(Problem description) Repeat the data word for word. Do not include the pictures.
---------- Source data ----------
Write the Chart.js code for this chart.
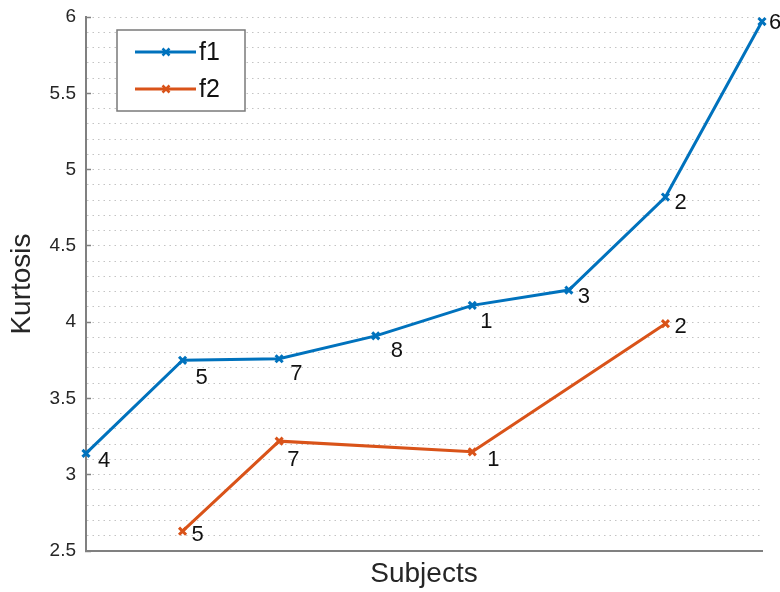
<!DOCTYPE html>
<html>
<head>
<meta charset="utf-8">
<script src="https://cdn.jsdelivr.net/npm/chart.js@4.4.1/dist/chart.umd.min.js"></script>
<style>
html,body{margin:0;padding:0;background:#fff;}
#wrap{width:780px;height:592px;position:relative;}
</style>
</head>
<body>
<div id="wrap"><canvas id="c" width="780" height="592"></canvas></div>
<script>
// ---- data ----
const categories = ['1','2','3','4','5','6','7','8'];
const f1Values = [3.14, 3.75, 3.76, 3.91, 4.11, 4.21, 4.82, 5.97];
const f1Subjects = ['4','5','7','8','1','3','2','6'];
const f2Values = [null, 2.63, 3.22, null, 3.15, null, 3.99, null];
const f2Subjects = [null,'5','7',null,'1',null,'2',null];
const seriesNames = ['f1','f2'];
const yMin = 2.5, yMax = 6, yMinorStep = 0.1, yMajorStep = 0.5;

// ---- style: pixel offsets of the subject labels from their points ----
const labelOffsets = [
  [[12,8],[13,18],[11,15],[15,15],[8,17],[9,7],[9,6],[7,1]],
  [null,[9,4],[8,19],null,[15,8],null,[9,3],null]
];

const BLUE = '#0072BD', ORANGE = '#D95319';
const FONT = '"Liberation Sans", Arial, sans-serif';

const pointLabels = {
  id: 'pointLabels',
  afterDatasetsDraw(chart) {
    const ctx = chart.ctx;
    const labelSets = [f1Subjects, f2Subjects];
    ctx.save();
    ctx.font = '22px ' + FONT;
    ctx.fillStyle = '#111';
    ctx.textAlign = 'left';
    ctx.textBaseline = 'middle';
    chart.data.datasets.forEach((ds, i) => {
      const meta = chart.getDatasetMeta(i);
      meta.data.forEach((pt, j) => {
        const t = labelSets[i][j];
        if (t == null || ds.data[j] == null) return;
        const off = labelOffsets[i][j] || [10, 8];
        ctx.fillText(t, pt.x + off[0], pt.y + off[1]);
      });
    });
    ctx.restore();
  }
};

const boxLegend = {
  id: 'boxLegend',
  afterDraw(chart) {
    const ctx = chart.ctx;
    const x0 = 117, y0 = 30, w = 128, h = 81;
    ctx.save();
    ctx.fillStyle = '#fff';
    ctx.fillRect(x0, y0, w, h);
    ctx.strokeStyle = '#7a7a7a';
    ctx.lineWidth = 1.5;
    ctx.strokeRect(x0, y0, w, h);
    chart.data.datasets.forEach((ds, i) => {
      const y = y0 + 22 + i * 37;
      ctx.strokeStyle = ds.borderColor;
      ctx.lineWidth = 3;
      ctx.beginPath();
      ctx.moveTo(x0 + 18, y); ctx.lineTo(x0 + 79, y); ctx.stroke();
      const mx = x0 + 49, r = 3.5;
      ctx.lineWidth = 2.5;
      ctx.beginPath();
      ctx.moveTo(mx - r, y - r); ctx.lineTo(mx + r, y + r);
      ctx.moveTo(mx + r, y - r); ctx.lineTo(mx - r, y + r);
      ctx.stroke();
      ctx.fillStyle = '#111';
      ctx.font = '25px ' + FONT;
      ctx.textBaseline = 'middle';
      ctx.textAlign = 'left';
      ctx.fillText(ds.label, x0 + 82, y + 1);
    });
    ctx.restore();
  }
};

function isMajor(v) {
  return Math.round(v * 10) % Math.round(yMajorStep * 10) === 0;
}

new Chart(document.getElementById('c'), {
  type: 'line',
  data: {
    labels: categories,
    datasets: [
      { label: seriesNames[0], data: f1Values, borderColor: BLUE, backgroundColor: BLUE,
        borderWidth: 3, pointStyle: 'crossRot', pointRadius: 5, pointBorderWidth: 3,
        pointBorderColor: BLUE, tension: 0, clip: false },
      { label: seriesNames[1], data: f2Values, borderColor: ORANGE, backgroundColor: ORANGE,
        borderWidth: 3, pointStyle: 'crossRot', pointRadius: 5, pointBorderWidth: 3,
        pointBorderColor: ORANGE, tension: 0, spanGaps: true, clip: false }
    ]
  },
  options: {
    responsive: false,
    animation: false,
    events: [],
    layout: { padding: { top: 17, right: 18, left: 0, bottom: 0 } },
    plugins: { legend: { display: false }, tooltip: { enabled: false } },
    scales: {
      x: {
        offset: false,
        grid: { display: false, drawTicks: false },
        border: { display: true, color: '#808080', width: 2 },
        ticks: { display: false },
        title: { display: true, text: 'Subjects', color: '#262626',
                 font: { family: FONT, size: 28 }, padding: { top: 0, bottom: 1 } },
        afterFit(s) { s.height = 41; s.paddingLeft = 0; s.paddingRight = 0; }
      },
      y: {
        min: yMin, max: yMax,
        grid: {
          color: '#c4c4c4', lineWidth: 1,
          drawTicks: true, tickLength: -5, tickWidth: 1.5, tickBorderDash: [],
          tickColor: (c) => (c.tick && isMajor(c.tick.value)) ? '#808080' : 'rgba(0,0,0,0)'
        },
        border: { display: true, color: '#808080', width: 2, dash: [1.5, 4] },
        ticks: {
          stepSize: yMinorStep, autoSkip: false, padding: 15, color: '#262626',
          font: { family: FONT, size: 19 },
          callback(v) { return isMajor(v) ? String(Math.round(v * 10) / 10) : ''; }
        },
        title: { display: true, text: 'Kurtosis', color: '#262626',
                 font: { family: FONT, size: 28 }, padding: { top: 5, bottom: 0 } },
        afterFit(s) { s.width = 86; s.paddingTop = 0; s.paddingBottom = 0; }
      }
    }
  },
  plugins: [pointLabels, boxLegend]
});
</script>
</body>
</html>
----------
(Solution below)
Write the Chart.js code for this chart.
<!DOCTYPE html>
<html>
<head>
<meta charset="utf-8">
<script src="https://cdn.jsdelivr.net/npm/chart.js@4.4.1/dist/chart.umd.min.js"></script>
<style>
html,body{margin:0;padding:0;background:#fff;}
#wrap{width:780px;height:592px;position:relative;}
</style>
</head>
<body>
<div id="wrap"><canvas id="c" width="780" height="592"></canvas></div>
<script>
// ---- data ----
const categories = ['1','2','3','4','5','6','7','8'];
const f1Values = [3.14, 3.75, 3.76, 3.91, 4.11, 4.21, 4.82, 5.97];
const f1Subjects = ['4','5','7','8','1','3','2','6'];
const f2Values = [null, 2.63, 3.22, null, 3.15, null, 3.99, null];
const f2Subjects = [null,'5','7',null,'1',null,'2',null];
const seriesNames = ['f1','f2'];
const yMin = 2.5, yMax = 6, yMinorStep = 0.1, yMajorStep = 0.5;

// ---- style: pixel offsets of the subject labels from their points ----
const labelOffsets = [
  [[12,8],[13,18],[11,15],[15,15],[8,17],[9,7],[9,6],[7,1]],
  [null,[9,4],[8,19],null,[15,8],null,[9,3],null]
];

const BLUE = '#0072BD', ORANGE = '#D95319';
const FONT = '"Liberation Sans", Arial, sans-serif';

const pointLabels = {
  id: 'pointLabels',
  afterDatasetsDraw(chart) {
    const ctx = chart.ctx;
    const labelSets = [f1Subjects, f2Subjects];
    ctx.save();
    ctx.font = '22px ' + FONT;
    ctx.fillStyle = '#111';
    ctx.textAlign = 'left';
    ctx.textBaseline = 'middle';
    chart.data.datasets.forEach((ds, i) => {
      const meta = chart.getDatasetMeta(i);
      meta.data.forEach((pt, j) => {
        const t = labelSets[i][j];
        if (t == null || ds.data[j] == null) return;
        const off = labelOffsets[i][j] || [10, 8];
        ctx.fillText(t, pt.x + off[0], pt.y + off[1]);
      });
    });
    ctx.restore();
  }
};

const boxLegend = {
  id: 'boxLegend',
  afterDraw(chart) {
    const ctx = chart.ctx;
    const x0 = 117, y0 = 30, w = 128, h = 81;
    ctx.save();
    ctx.fillStyle = '#fff';
    ctx.fillRect(x0, y0, w, h);
    ctx.strokeStyle = '#7a7a7a';
    ctx.lineWidth = 1.5;
    ctx.strokeRect(x0, y0, w, h);
    chart.data.datasets.forEach((ds, i) => {
      const y = y0 + 22 + i * 37;
      ctx.strokeStyle = ds.borderColor;
      ctx.lineWidth = 3;
      ctx.beginPath();
      ctx.moveTo(x0 + 18, y); ctx.lineTo(x0 + 79, y); ctx.stroke();
      const mx = x0 + 49, r = 3.5;
      ctx.lineWidth = 2.5;
      ctx.beginPath();
      ctx.moveTo(mx - r, y - r); ctx.lineTo(mx + r, y + r);
      ctx.moveTo(mx + r, y - r); ctx.lineTo(mx - r, y + r);
      ctx.stroke();
      ctx.fillStyle = '#111';
      ctx.font = '25px ' + FONT;
      ctx.textBaseline = 'middle';
      ctx.textAlign = 'left';
      ctx.fillText(ds.label, x0 + 82, y + 1);
    });
    ctx.restore();
  }
};

function isMajor(v) {
  return Math.round(v * 10) % Math.round(yMajorStep * 10) === 0;
}

new Chart(document.getElementById('c'), {
  type: 'line',
  data: {
    labels: categories,
    datasets: [
      { label: seriesNames[0], data: f1Values, borderColor: BLUE, backgroundColor: BLUE,
        borderWidth: 3, pointStyle: 'crossRot', pointRadius: 5, pointBorderWidth: 3,
        pointBorderColor: BLUE, tension: 0, clip: false },
      { label: seriesNames[1], data: f2Values, borderColor: ORANGE, backgroundColor: ORANGE,
        borderWidth: 3, pointStyle: 'crossRot', pointRadius: 5, pointBorderWidth: 3,
        pointBorderColor: ORANGE, tension: 0, spanGaps: true, clip: false }
    ]
  },
  options: {
    responsive: false,
    animation: false,
    events: [],
    layout: { padding: { top: 17, right: 18, left: 0, bottom: 0 } },
    plugins: { legend: { display: false }, tooltip: { enabled: false } },
    scales: {
      x: {
        offset: false,
        grid: { display: false, drawTicks: false },
        border: { display: true, color: '#808080', width: 2 },
        ticks: { display: false },
        title: { display: true, text: 'Subjects', color: '#262626',
                 font: { family: FONT, size: 28 }, padding: { top: 0, bottom: 1 } },
        afterFit(s) { s.height = 41; s.paddingLeft = 0; s.paddingRight = 0; }
      },
      y: {
        min: yMin, max: yMax,
        grid: {
          color: '#c4c4c4', lineWidth: 1,
          drawTicks: true, tickLength: -5, tickWidth: 1.5, tickBorderDash: [],
          tickColor: (c) => (c.tick && isMajor(c.tick.value)) ? '#808080' : 'rgba(0,0,0,0)'
        },
        border: { display: true, color: '#808080', width: 2, dash: [1.5, 4] },
        ticks: {
          stepSize: yMinorStep, autoSkip: false, padding: 15, color: '#262626',
          font: { family: FONT, size: 19 },
          callback(v) { return isMajor(v) ? String(Math.round(v * 10) / 10) : ''; }
        },
        title: { display: true, text: 'Kurtosis', color: '#262626',
                 font: { family: FONT, size: 28 }, padding: { top: 5, bottom: 0 } },
        afterFit(s) { s.width = 86; s.paddingTop = 0; s.paddingBottom = 0; }
      }
    }
  },
  plugins: [pointLabels, boxLegend]
});
</script>
</body>
</html>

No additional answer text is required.